# Anyone have a bread machine?



## SizzlininIN (May 22, 2005)

I caught a show with Julia Child on yesterday.  She had a guest who was making bread using a bread machine.  However, sometime before the bread baked she took the bread out and kneaded it and put it in a loaf pan and baked it in the oven.  My reception on the t.v. (satellite) was crappy yesterday so I didn't catch most of it.  Does anyone else do this?  Can you tell me at what point should I remove it from the machine?  What temp should I bake it at?


----------



## Pam Leavy (May 22, 2005)

My bread machine has a 'dough' cycle, which just mixes the dough and leaves it for the first rise.
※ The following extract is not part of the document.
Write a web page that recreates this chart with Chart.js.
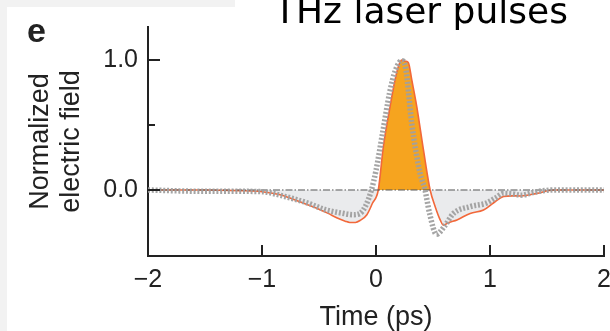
<!DOCTYPE html>
<html>
<head>
<meta charset="utf-8">
<script src="https://cdn.jsdelivr.net/npm/chart.js@4/dist/chart.umd.min.js"></script>
<style>
  html, body { margin: 0; padding: 0; background: #ffffff; }
  #wrap { position: relative; width: 610px; height: 331px; overflow: hidden; background: #ffffff; }
  #c { position: absolute; left: 0; top: 0; }
  .strip { position: absolute; background: #f2f2f2; }
  #title { position: absolute; left: 274px; top: -7px; font-family: "DejaVu Sans", sans-serif; font-size: 36px; line-height: 1; color: #000; white-space: nowrap; }
  #panel { position: absolute; left: 27px; top: 13px; font-family: "Liberation Sans", Arial, sans-serif; font-weight: bold; font-size: 34px; line-height: 1; color: #222; }
</style>
</head>
<body>
<div id="wrap">
  <div class="strip" style="left:0;top:0;width:7px;height:331px;"></div>
  <div class="strip" style="left:0;top:0;width:235px;height:7px;"></div>
  <canvas id="c" width="610" height="331"></canvas>
  <div id="panel">e</div>
  <div id="title">THz laser pulses</div>
</div>
<script>
// ---- data ----
const orangeTime = [-2, -1.5, -1.2, -1.0, -0.85, -0.76, -0.64, -0.52, -0.42, -0.34, -0.27, -0.23, -0.18, -0.14, -0.08, -0.03, 0.02, 0.064, 0.123, 0.167, 0.2, 0.226, 0.26, 0.284, 0.314, 0.358, 0.416, 0.475, 0.52, 0.563, 0.59, 0.64, 0.71, 0.826, 0.943, 1.03, 1.12, 1.2, 1.27, 1.41, 1.56, 1.75, 2.0];
const orangeField = [0, 0, -0.005, -0.013, -0.035, -0.06, -0.1, -0.14, -0.18, -0.215, -0.24, -0.25, -0.25, -0.235, -0.19, -0.1, 0.0, 0.33, 0.64, 0.846, 0.96, 1.0, 0.99, 0.98, 0.846, 0.64, 0.31, 0.0, -0.13, -0.23, -0.27, -0.25, -0.23, -0.18, -0.154, -0.10, -0.05, -0.045, -0.046, -0.026, 0, 0, 0];

const grayTime = [-2, -1.5, -1.2, -1.0, -0.8, -0.6, -0.45, -0.3, -0.2, -0.14, -0.09, -0.04, 0.0, 0.06, 0.12, 0.17, 0.226, 0.26, 0.314, 0.387, 0.43, 0.47, 0.53, 0.6, 0.68, 0.826, 0.97, 1.05, 1.12, 1.2, 1.27, 1.41, 1.56, 2.0];
const grayField = [0, -0.01, -0.01, -0.013, -0.05, -0.1, -0.15, -0.178, -0.19, -0.18, -0.12, 0.0, 0.15, 0.45, 0.75, 0.92, 0.995, 0.94, 0.51, 0.128, 0.0, -0.18, -0.34, -0.28, -0.18, -0.128, -0.10, -0.06, -0.026, -0.03, -0.04, -0.013, 0, 0];

const baselineTime = [-2, 2];
const baselineField = [0, 0];

const xTicks = [-2, -1, 0, 1, 2];
const xTickLabels = ['\u22122', '\u22121', '0', '1', '2'];
const yTicks = [0, 0.5, 1];
const yTickLabels = ['0.0', '', '1.0'];

const xTitle = 'Time (ps)';
const yTitle = ['Normalized', 'electric field'];

// ---- build ----
const pts = (xs, ys) => xs.map((x, i) => ({ x: x, y: ys[i] }));
const FONT = '"Liberation Sans", Arial, sans-serif';

const innerTicks = {
  id: 'innerTicks',
  afterDraw(chart) {
    const ctx = chart.ctx;
    const xs = chart.scales.x, ys = chart.scales.y;
    const a = chart.chartArea;
    ctx.save();
    ctx.strokeStyle = '#222';
    ctx.lineWidth = 2;
    ctx.beginPath();
    xTicks.forEach(v => {
      if (v === xs.min) return;
      const px = xs.getPixelForValue(v);
      ctx.moveTo(px, a.bottom);
      ctx.lineTo(px, a.bottom - 11);
    });
    yTicks.forEach(v => {
      const py = ys.getPixelForValue(v);
      ctx.moveTo(a.left, py);
      ctx.lineTo(a.left + (v === 0.5 ? 7 : 12), py);
    });
    ctx.stroke();
    ctx.restore();
  }
};

new Chart(document.getElementById('c'), {
  type: 'line',
  data: {
    datasets: [
      {
        label: 'measured',
        data: pts(orangeTime, orangeField),
        borderColor: '#f2683a',
        borderWidth: 1.6,
        pointRadius: 0,
        cubicInterpolationMode: 'monotone',
        fill: { target: 'origin', above: '#f6a41f', below: '#eaebed' },
        order: 3
      },
      {
        label: 'zero',
        data: pts(baselineTime, baselineField),
        borderColor: '#555',
        borderWidth: 1,
        borderDash: [7, 2, 1.5, 2],
        pointRadius: 0,
        fill: false,
        order: 2
      },
      {
        label: 'reference',
        data: pts(grayTime, grayField),
        borderColor: 'rgba(160,160,160,0.95)',
        borderWidth: 5.5,
        borderDash: [2, 1.8],
        borderCapStyle: 'butt',
        pointRadius: 0,
        cubicInterpolationMode: 'monotone',
        fill: false,
        order: 1
      }
    ]
  },
  options: {
    responsive: false,
    animation: false,
    events: [],
    layout: { padding: { left: 0, right: 6, top: 27, bottom: 0 } },
    plugins: { legend: { display: false }, tooltip: { enabled: false } },
    scales: {
      x: {
        type: 'linear',
        min: -2, max: 2,
        afterBuildTicks: s => { s.ticks = xTicks.map(v => ({ value: v })); },
        afterFit: s => { s.height = 75; s.paddingLeft = 0; s.paddingRight = 0; },
        grid: { display: false, drawTicks: false },
        border: { display: true, color: '#222', width: 2 },
        ticks: {
          padding: 9,
          color: '#222',
          font: { family: FONT, size: 25 },
          callback: (v) => xTickLabels[xTicks.indexOf(v)]
        },
        title: {
          display: true, text: xTitle, color: '#222',
          font: { family: FONT, size: 27, lineHeight: 1 },
          padding: { top: 0, bottom: 0 }
        }
      },
      y: {
        type: 'linear',
        min: -0.5077, max: 1.2538,
        afterBuildTicks: s => { s.ticks = yTicks.map(v => ({ value: v })); },
        afterFit: s => { s.width = 148; },
        grid: { display: false, drawTicks: false },
        border: { display: true, color: '#222', width: 2 },
        ticks: {
          padding: 10,
          color: '#222',
          font: { family: FONT, size: 25 },
          callback: (v) => yTickLabels[yTicks.indexOf(v)]
        },
        title: {
          display: true, text: yTitle, color: '#222',
          font: { family: FONT, size: 27, lineHeight: 1.15 },
          padding: { top: 25, bottom: 0 }
        }
      }
    }
  },
  plugins: [innerTicks]
});
</script>
</body>
</html>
Not sure what that is called, but you know what I mean.  This cycle lasts 90 minutes.  

Pam


----------



## jkath (May 22, 2005)

I do that too, as it's nice to have no work involved 

You can also use the dough cycle when you want to make the bread into rolls. Just bake the rolls or bread at the temp that you normally would, if you'd mixed/kneaded yourself.


----------



## jafo21 (May 22, 2005)

Temperature 375 degrees F. Time 30 - 35 minutes. The bread should sould hollow when lightly "slapped with the fingers on the bottom. If the crust for your recipe gets a little more brown than you like, drop the temperature 5 - 10 degrees. Ovens differ so time will vary. Write down the time and temperature for each type bread you make for future reference. I highly recommend using an oven thermometer.


----------



## Constance (May 22, 2005)

I am a good cook, but try as I might, I have never been able to bake a decent loaf of bread. In fact, I've been teased about my "5 lb" loaves. 
A few years back, my husband bought me a bread machine, and it still wasn't very good...and then the durn thing spit out the bits after just a few months. The company replaced it, but I gave it to my daughter, and now content myself with bread from our grocery's bakery.


----------



## Pam Leavy (May 23, 2005)

Having a bread machine has inspired me to try my hand at doing it myself.  I have made the Jamie Oliver basic bread recipe several times, for pizza and foccacia.


It is so delicious!!  

Pam


----------



## SizzlininIN (May 23, 2005)

Thanks everyone~  I can't wait to get my next house so I can pull mine out of the box and try my hand at it again.


----------



## hvacwife (May 28, 2005)

I use the dough cycle on my machine and when that is done, I just take it out and shape it into loaves and let it rise then bake at 350 for 30 minutes.


----------